── Dataset extract

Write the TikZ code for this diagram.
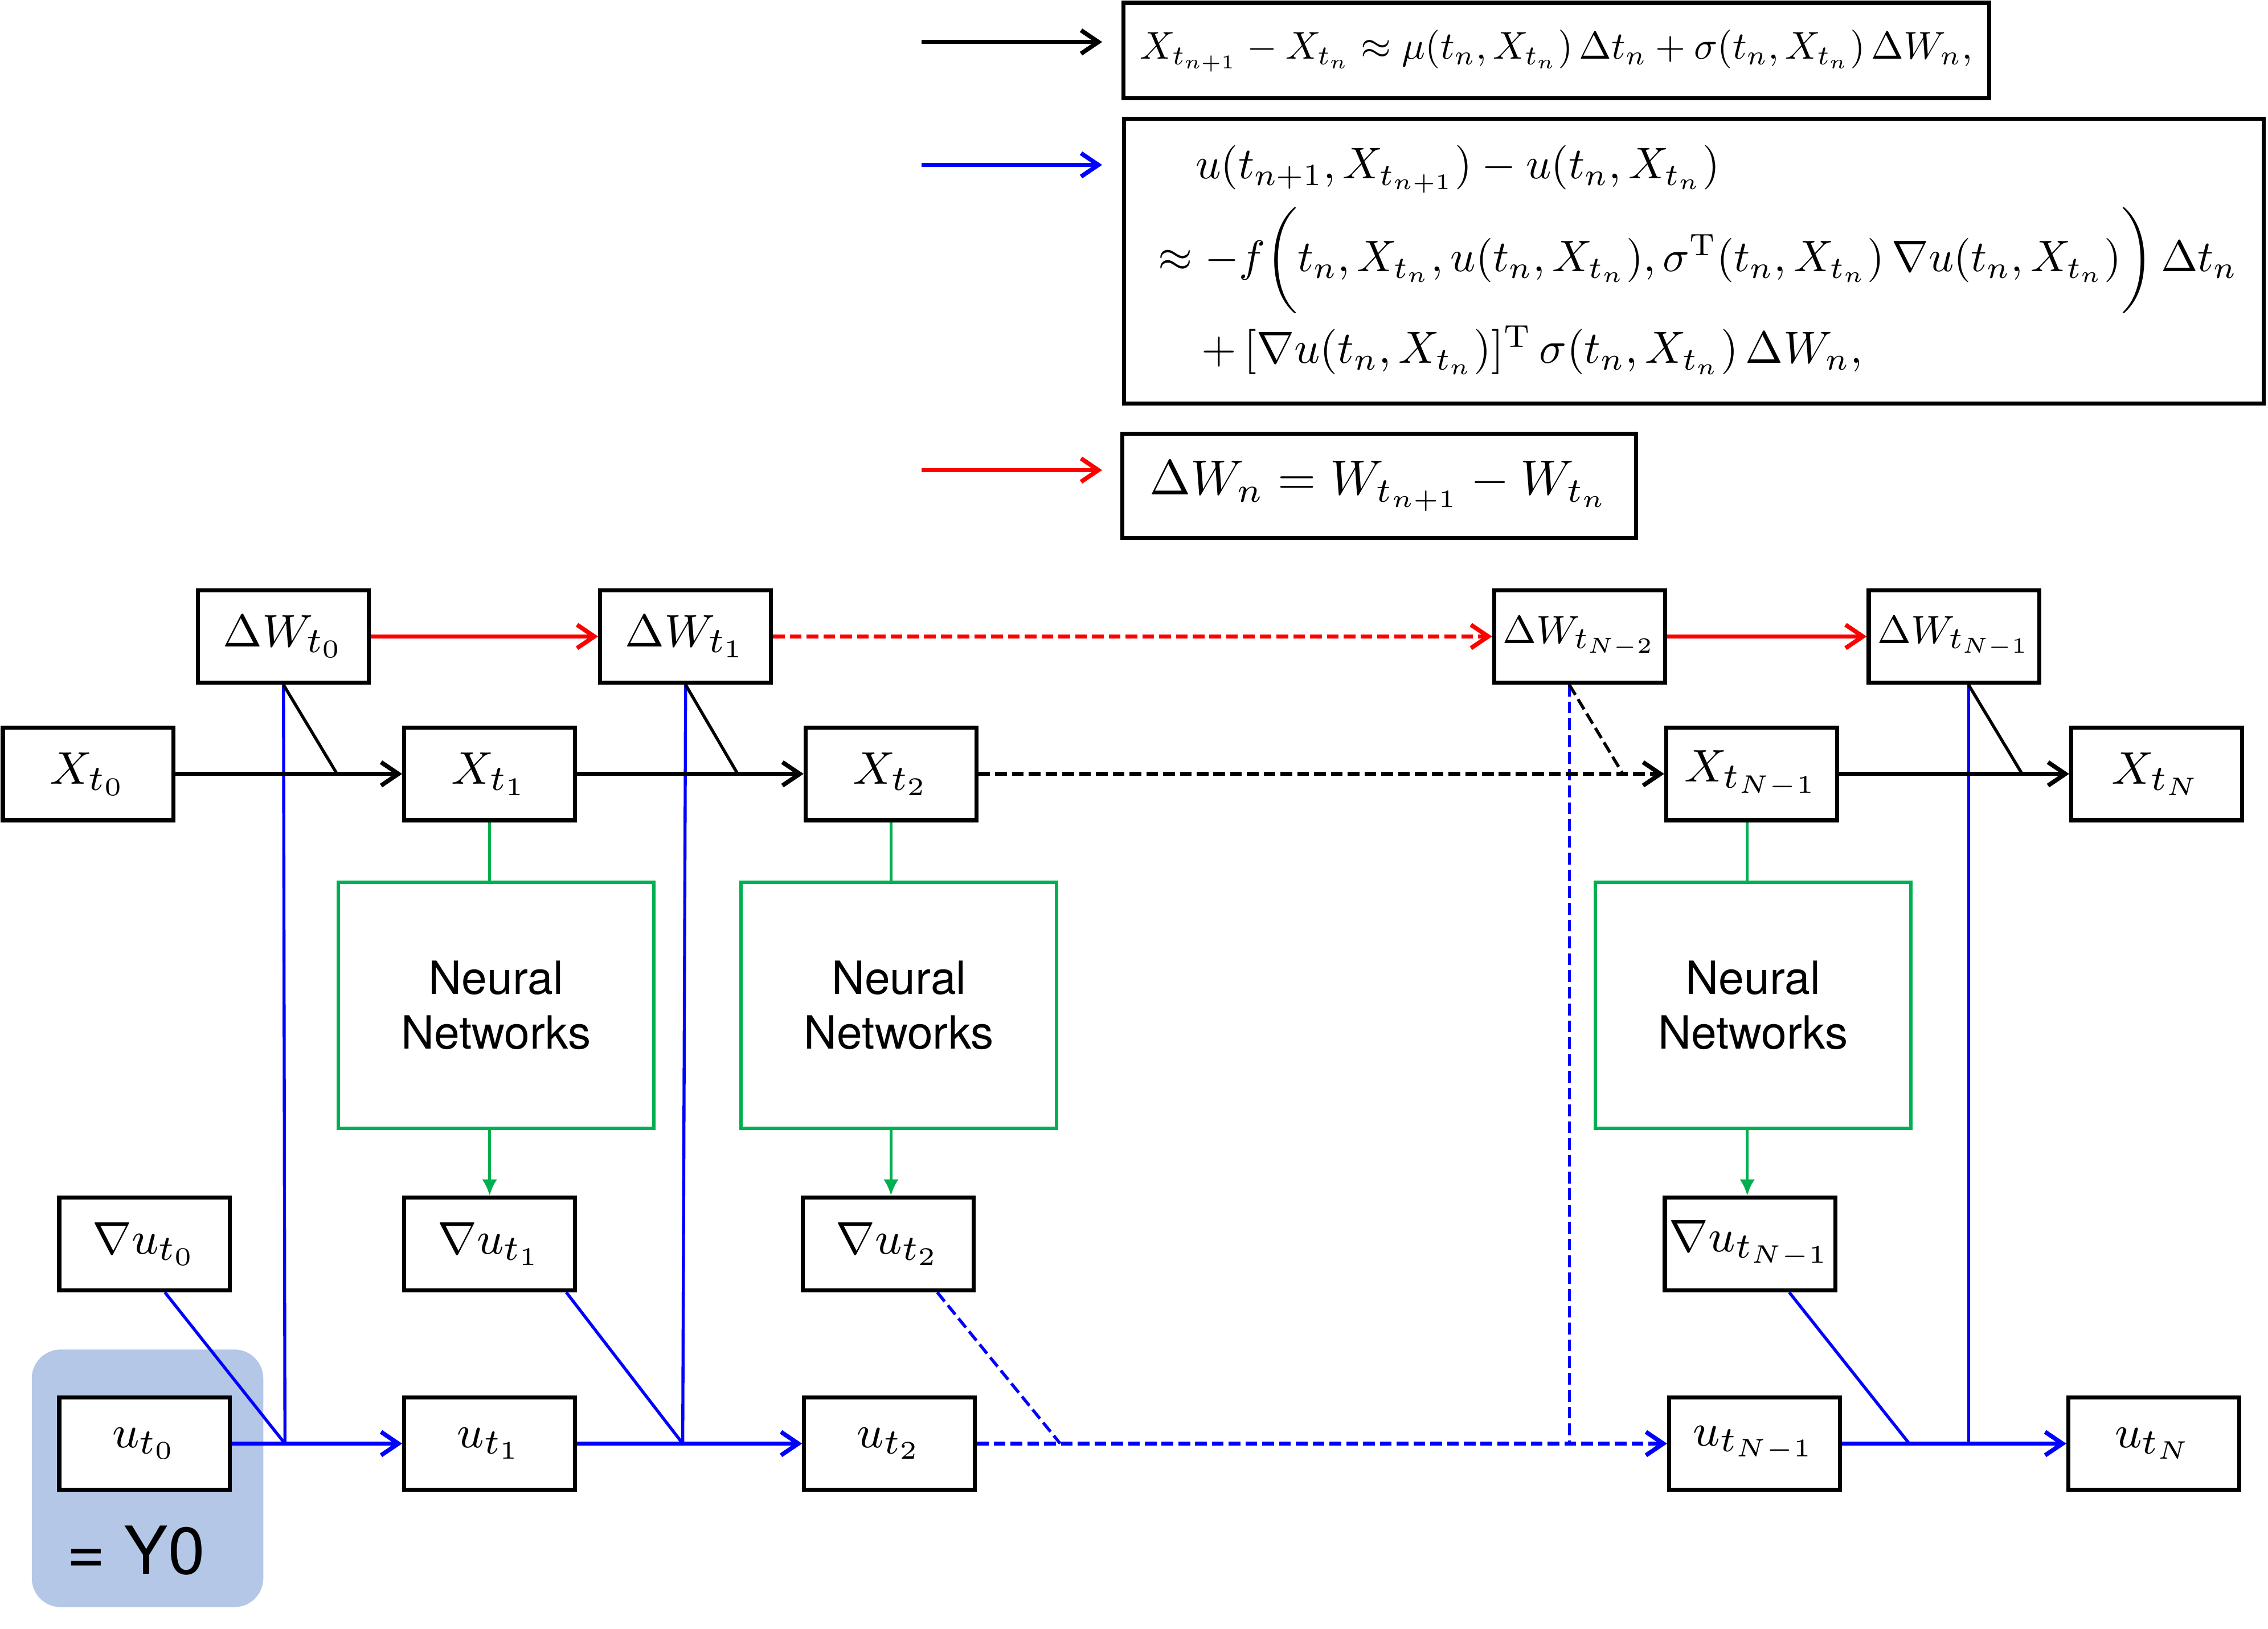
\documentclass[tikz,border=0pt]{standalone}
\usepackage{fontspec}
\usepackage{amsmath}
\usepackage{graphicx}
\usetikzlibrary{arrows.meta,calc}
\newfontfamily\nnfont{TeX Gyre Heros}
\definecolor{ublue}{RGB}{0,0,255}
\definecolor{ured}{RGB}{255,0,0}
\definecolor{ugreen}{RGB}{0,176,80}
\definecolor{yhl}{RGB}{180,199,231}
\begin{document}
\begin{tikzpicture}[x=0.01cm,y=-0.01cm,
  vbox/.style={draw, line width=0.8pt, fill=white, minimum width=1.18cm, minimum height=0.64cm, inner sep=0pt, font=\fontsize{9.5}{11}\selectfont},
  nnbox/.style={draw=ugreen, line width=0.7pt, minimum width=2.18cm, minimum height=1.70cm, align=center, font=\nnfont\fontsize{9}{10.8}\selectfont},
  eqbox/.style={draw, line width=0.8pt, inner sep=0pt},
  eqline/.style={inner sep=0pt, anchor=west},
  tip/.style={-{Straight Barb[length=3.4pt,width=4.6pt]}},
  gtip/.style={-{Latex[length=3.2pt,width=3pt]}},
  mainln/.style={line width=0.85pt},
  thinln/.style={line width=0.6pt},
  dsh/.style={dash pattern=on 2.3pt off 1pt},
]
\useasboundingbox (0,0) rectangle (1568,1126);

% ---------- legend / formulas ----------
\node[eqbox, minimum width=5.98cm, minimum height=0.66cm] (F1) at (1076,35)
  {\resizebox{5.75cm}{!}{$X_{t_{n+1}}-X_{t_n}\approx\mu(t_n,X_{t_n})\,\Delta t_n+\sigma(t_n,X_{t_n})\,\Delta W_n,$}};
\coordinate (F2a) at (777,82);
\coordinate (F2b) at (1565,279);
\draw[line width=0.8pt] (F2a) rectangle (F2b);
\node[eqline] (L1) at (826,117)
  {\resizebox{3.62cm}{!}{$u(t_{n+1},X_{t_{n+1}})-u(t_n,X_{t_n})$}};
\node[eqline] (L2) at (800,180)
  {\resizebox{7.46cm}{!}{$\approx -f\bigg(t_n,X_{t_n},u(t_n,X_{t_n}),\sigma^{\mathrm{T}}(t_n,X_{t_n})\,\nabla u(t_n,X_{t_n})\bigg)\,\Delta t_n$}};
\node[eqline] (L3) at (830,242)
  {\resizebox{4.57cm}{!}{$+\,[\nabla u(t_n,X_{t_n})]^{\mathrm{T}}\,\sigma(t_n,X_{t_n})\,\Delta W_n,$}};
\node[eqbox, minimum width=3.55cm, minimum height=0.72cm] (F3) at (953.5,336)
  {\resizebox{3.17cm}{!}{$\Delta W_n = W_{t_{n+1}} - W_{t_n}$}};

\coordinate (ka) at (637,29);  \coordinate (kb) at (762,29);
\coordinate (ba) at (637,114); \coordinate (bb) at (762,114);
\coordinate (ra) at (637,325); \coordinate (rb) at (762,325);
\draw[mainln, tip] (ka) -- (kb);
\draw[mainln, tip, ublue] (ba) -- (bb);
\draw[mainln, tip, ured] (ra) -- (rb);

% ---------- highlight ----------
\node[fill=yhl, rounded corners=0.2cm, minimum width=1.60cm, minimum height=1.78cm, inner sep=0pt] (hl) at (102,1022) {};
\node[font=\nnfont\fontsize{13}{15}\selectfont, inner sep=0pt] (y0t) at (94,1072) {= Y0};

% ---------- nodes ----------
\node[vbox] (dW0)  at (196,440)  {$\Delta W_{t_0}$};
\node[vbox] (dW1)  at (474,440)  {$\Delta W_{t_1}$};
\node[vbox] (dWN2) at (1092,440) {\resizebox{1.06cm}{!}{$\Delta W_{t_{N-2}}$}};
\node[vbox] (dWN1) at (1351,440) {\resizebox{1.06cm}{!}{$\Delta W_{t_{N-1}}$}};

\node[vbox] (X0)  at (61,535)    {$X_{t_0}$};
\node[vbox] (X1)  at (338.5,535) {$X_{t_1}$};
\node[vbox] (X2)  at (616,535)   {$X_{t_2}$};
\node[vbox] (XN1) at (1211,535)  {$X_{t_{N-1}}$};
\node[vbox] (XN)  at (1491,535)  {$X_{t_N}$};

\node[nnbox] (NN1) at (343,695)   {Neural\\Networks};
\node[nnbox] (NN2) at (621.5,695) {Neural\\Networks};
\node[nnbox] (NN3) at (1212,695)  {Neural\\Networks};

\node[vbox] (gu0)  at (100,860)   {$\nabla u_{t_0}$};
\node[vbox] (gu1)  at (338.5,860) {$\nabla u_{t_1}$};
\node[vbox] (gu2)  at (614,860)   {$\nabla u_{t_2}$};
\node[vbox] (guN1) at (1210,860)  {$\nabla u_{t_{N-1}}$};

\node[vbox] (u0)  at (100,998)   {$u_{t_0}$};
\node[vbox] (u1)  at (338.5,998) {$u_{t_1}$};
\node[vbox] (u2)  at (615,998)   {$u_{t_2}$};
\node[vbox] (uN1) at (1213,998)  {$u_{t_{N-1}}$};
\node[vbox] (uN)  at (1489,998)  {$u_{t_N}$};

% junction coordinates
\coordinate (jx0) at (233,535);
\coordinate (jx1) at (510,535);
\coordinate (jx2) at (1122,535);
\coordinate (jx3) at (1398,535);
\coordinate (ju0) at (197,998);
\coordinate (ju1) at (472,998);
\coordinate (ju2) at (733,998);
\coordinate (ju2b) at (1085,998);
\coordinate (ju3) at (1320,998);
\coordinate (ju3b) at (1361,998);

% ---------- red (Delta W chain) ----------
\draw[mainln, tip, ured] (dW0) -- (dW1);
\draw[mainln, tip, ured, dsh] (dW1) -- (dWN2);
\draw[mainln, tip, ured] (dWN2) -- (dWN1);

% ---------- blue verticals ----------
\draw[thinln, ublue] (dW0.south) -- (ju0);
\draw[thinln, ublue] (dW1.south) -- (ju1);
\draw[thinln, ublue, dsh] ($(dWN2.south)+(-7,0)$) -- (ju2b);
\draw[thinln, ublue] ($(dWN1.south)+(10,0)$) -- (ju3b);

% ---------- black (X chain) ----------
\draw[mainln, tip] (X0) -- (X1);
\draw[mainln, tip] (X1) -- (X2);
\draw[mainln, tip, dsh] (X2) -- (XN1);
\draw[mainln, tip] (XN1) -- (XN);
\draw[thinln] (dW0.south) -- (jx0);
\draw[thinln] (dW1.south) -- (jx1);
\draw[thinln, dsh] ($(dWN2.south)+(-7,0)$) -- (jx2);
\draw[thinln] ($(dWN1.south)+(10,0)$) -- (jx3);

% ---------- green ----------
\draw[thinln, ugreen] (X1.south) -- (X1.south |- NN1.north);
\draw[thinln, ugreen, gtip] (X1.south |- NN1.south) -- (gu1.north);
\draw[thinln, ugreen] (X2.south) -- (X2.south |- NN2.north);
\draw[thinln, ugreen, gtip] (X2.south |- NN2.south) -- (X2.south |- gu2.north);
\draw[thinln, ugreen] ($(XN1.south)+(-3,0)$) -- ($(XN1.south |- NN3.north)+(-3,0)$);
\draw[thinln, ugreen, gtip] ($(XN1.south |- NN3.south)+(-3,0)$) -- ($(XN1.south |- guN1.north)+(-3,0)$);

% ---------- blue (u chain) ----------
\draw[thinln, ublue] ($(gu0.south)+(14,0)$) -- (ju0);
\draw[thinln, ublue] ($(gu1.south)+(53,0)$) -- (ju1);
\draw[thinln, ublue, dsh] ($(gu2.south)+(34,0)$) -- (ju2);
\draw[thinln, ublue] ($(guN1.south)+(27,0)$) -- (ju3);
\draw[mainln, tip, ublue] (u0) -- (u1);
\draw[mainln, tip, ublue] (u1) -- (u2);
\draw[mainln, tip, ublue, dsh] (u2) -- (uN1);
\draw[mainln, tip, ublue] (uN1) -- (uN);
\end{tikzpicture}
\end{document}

────

[Written request]
Everything from the top line of the data down to and including the line with "(0,0) rectangle (1568,1126);" is to be copied, except the pictures.

[Exercise solution]
Write the TikZ code for this diagram.
\documentclass[tikz,border=0pt]{standalone}
\usepackage{fontspec}
\usepackage{amsmath}
\usepackage{graphicx}
\usetikzlibrary{arrows.meta,calc}
\newfontfamily\nnfont{TeX Gyre Heros}
\definecolor{ublue}{RGB}{0,0,255}
\definecolor{ured}{RGB}{255,0,0}
\definecolor{ugreen}{RGB}{0,176,80}
\definecolor{yhl}{RGB}{180,199,231}
\begin{document}
\begin{tikzpicture}[x=0.01cm,y=-0.01cm,
  vbox/.style={draw, line width=0.8pt, fill=white, minimum width=1.18cm, minimum height=0.64cm, inner sep=0pt, font=\fontsize{9.5}{11}\selectfont},
  nnbox/.style={draw=ugreen, line width=0.7pt, minimum width=2.18cm, minimum height=1.70cm, align=center, font=\nnfont\fontsize{9}{10.8}\selectfont},
  eqbox/.style={draw, line width=0.8pt, inner sep=0pt},
  eqline/.style={inner sep=0pt, anchor=west},
  tip/.style={-{Straight Barb[length=3.4pt,width=4.6pt]}},
  gtip/.style={-{Latex[length=3.2pt,width=3pt]}},
  mainln/.style={line width=0.85pt},
  thinln/.style={line width=0.6pt},
  dsh/.style={dash pattern=on 2.3pt off 1pt},
]
\useasboundingbox (0,0) rectangle (1568,1126);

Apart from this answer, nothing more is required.